Where is God in all of this? All of the above would appear to challenge the notion that God is either omnipotent or beneficent: the old theodicy problem, yet again. How can there be an all-loving, all-powerful God who allows suffering? The answer most often given to this question, I've found, is that God allows suffering for a reason, for a purpose.

I would disagree. I don't have an answer to why there is suffering in the world if God is omnipotent and beneficent. I hold belief in the primary absurdity of suffering and the omnipotence and beneficence of God in the necessary tension of holding two mutually-exclusive, paradoxical positions. I think such is a necessary condition of religious or spiritual belief, as well.

As far as an answer goes, the best I can manage is to relate a Sufi story:

Once, a dervish was walking along the streets of a town toward the tekke of his shaykh. As he moved down the street, past vendors and princes, his attention was drawn not to the clink of gold coins or the laughing shouts of the merchants, but instead to the silent faces of the hungry orphans, the mumbled pleas for alms from the beggars.
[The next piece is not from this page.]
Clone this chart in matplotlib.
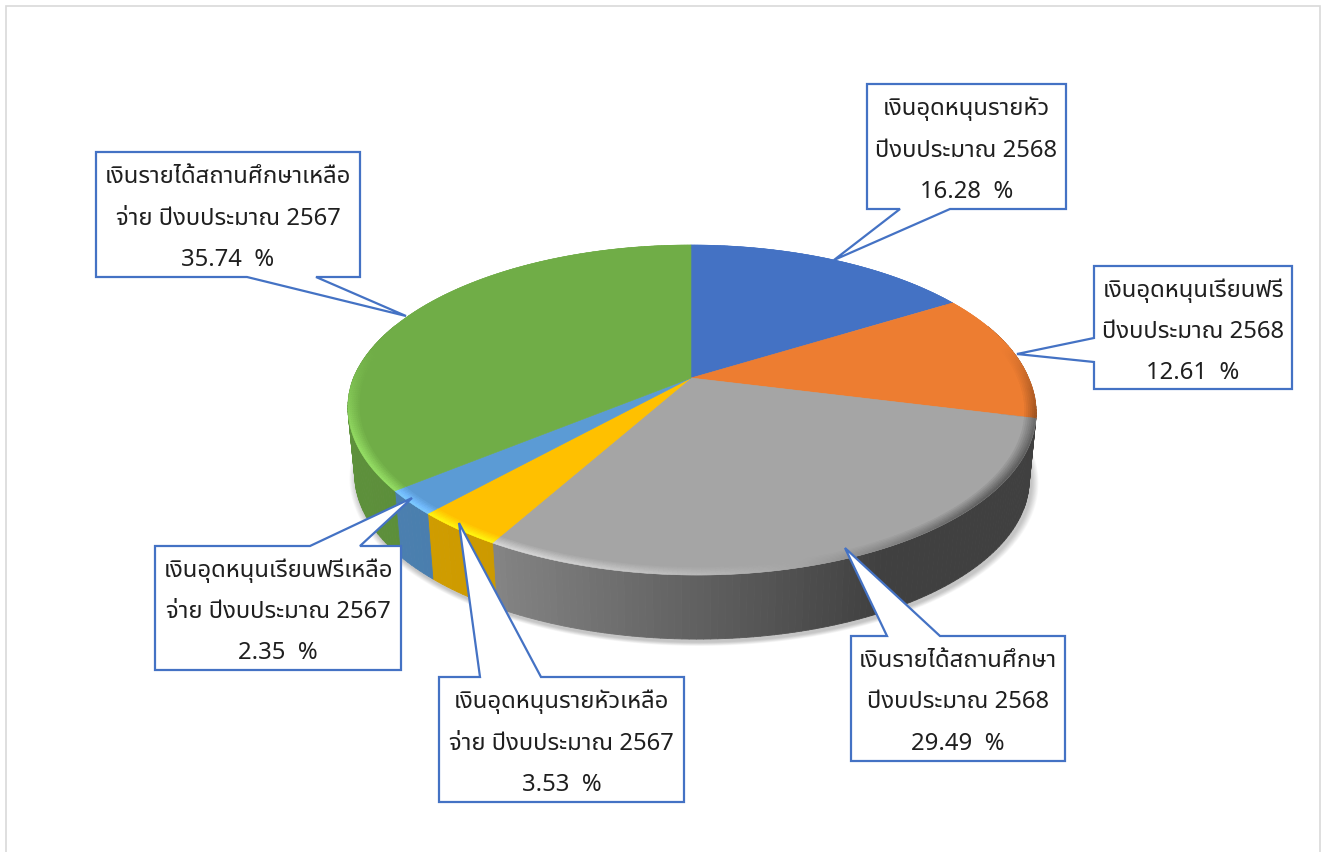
import numpy as np
import matplotlib
matplotlib.use("Agg")
import matplotlib.pyplot as plt
from matplotlib.patches import Polygon, Rectangle
from matplotlib.collections import PolyCollection
from matplotlib.colors import to_rgb
import logging
logging.getLogger("matplotlib.font_manager").setLevel(logging.ERROR)

# ---- data ----
label_lines = [
    ["เงินอุดหนุนรายหัว", "ปีงบประมาณ 2568"],
    ["เงินอุดหนุนเรียนฟรี", "ปีงบประมาณ 2568"],
    ["เงินรายได้สถานศึกษา", "ปีงบประมาณ 2568"],
    ["เงินอุดหนุนรายหัวเหลือ", "จ่าย ปีงบประมาณ 2567"],
    ["เงินอุดหนุนเรียนฟรีเหลือ", "จ่าย ปีงบประมาณ 2567"],
    ["เงินรายได้สถานศึกษาเหลือ", "จ่าย ปีงบประมาณ 2567"],
]
values = [16.28, 12.61, 29.49, 3.53, 2.35, 35.74]
colors = ["#4472C4", "#ED7D31", "#A5A5A5", "#FFC000", "#5B9BD5", "#70AD47"]

# ---- callout layout (pixels): box x0,y0,x1,y1 / pointer base a,b on side / tip ----
boxes = [(867, 84, 1066, 209), (1094, 266, 1292, 389), (851, 636, 1065, 761),
         (439, 677, 684, 802), (155, 546, 401, 670), (96, 152, 360, 277)]
sides = ["bottom", "left", "top", "top", "top", "bottom"]
bases = [(900, 950), (338, 362), (887, 940), (480, 541), (310, 360), (247, 316)]
tips = [(834, 260), (1017, 354), (845, 548), (459, 523), (412, 498), (406, 316)]

THAI = ["Noto Sans Thai", "Sarabun", "IBM Plex Sans Thai", "FreeSerif", "DejaVu Sans"]
BLUE = "#4472C4"

# ---- perspective disc -> pixel mapping ----
CX, CY = 691.0, 378.0
A, B, K = 158.8, 337.5, 0.194
DEPTH, SCALE = 68.0, 0.98
SKEW = 0.032


def proj(theta, r=1.0, lower=False):
    X, Y = r * np.sin(theta), r * np.cos(theta)
    d = 1 + K * Y
    px, py = B * X / d, A * Y / d
    px = px + SKEW * np.maximum(-py, 0)
    if lower:
        return CX + SCALE * px, CY + DEPTH - SCALE * py
    return CX + px, CY - py


def shade(rgb, s):
    rgb = np.asarray(rgb)
    if s > 0:
        return np.clip(rgb * (1 + 0.40 * s) + 0.13 * s, 0, 1)
    return np.clip(rgb * (1 + s), 0, 1)


fig = plt.figure(figsize=(13.26, 8.53), dpi=100)
ax = fig.add_axes([0, 0, 1, 1])
ax.set_xlim(0, 1326)
ax.set_ylim(852, -1)
ax.axis("off")

ax.add_patch(Rectangle((6, 6), 1314, 870, fc="white", ec="#D9D9D9", lw=1.2, zorder=0))

# soft shadow
tt = np.linspace(0, 2 * np.pi, 361)
lx, ly = proj(tt, lower=True)
mx, my = lx.mean(), ly.mean()
for i in range(10):
    f = 1.0 + 0.0022 * (i + 1)
    ax.add_patch(Polygon(np.c_[mx + (lx - mx) * f + 2, my + (ly - my) * f + 3],
                         fc="black", ec="none", alpha=0.022, zorder=1))

edges = np.deg2rad(np.r_[0, np.cumsum(values)] * 3.6)

# side wall
for v0, v1, c in zip(edges[:-1], edges[1:], colors):
    rgb = np.array(to_rgb(c))
    n = max(2, int(np.degrees(v1 - v0)))
    th = np.linspace(v0, v1, n + 1)
    quads, fcs = [], []
    for a, b in zip(th[:-1], th[1:]):
        mid = 0.5 * (a + b)
        if np.cos(mid) > 0.35:
            continue
        ux0, uy0 = proj(a)
        ux1, uy1 = proj(b)
        dx0, dy0 = proj(a, lower=True)
        dx1, dy1 = proj(b, lower=True)
        quads.append([(ux0, uy0), (ux1, uy1), (dx1, dy1), (dx0, dy0)])
        f = np.interp(np.sin(mid), [-1, -0.5, 0.45, 1], [0.84, 0.8, 0.39, 0.39])
        fcs.append(rgb * f)
    if quads:
        ax.add_collection(PolyCollection(quads, facecolors=fcs, edgecolors=fcs,
                                         linewidths=0.6, zorder=2))

# top surface
for v0, v1, c in zip(edges[:-1], edges[1:], colors):
    th = np.linspace(v0, v1, 200)
    x, y = proj(th)
    pts = np.r_[[[CX, CY]], np.c_[x, y]]
    ax.add_patch(Polygon(pts, fc=c, ec=c, lw=0.4, zorder=3))

# bevel along the rim
radii = np.linspace(0.968, 1.0, 7)
for v0, v1, c in zip(edges[:-1], edges[1:], colors):
    rgb = np.array(to_rgb(c))
    n = max(2, int(np.degrees(v1 - v0) * 1.5))
    th = np.linspace(v0, v1, n + 1)
    quads, fcs = [], []
    for a, b in zip(th[:-1], th[1:]):
        mid = 0.5 * (a + b)
        X, Y = np.sin(mid), np.cos(mid)
        s = (-0.97 * X - 0.25 * Y) * np.clip(0.2 - Y, 0, 1)
        for j, (r0, r1) in enumerate(zip(radii[:-1], radii[1:])):
            prof = (j + 1) / (len(radii) - 1)
            if s > 0:
                amt = 0.8 * min(s, 0.6) * prof
            else:
                amt = 0.85 * s * prof
            ax0, ay0 = proj(a, r0)
            bx0, by0 = proj(b, r0)
            bx1, by1 = proj(b, r1)
            ax1, ay1 = proj(a, r1)
            quads.append([(ax0, ay0), (bx0, by0), (bx1, by1), (ax1, ay1)])
            fcs.append(shade(rgb, amt))
    ax.add_collection(PolyCollection(quads, facecolors=fcs, edgecolors=fcs,
                                     linewidths=0.3, zorder=4))

# callouts
for lines, val, box, side, base, tip in zip(label_lines, values, boxes, sides, bases, tips):
    x0, y0, x1, y1 = box
    if side == "bottom":
        pts = [(x0, y0), (x1, y0), (x1, y1), (base[1], y1), tip, (base[0], y1), (x0, y1)]
    elif side == "top":
        pts = [(x0, y0), (base[0], y0), tip, (base[1], y0), (x1, y0), (x1, y1), (x0, y1)]
    else:
        pts = [(x0, y0), (x1, y0), (x1, y1), (x0, y1), (x0, base[1]), tip, (x0, base[0])]
    ax.add_patch(Polygon(pts, closed=True, fc="white", ec=BLUE, lw=1.6,
                         joinstyle="miter", zorder=6))
    xm = 0.5 * (x0 + x1)
    step = (y1 - y0) / 3.0
    for i, t in enumerate(lines + [f"{val:.2f}  %"]):
        ax.text(xm, y0 + step * (i + 0.5) + 3, t, ha="center", va="center",
                family=THAI, fontsize=17.2, color="#1F1F1F", zorder=7)

fig.savefig("out.png", dpi=100)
As he moved along, he grew sadder and angrier as he watched the rich townsfolk totally ignoring the suffering around them. Finally, at the end of the street he saw a beggar-woman crying over a dead child, and he began to cry and cry and cry, full of fury at the situation. How could God allow this, he thought. How could He let there be so much pain in the world? Bitter, he went into the tekke and sat with his shaykh.

"Shaykhiyy, habibiyy, I passed a beggar woman crying over her dead child on the way to see you. It broke my heart, and I am angry! How could almighty Allah allow this? Why doesn't He do something about it?"

"Oh my dervish... don't you see? He did. He made you cry. Why didn't you do something about it?"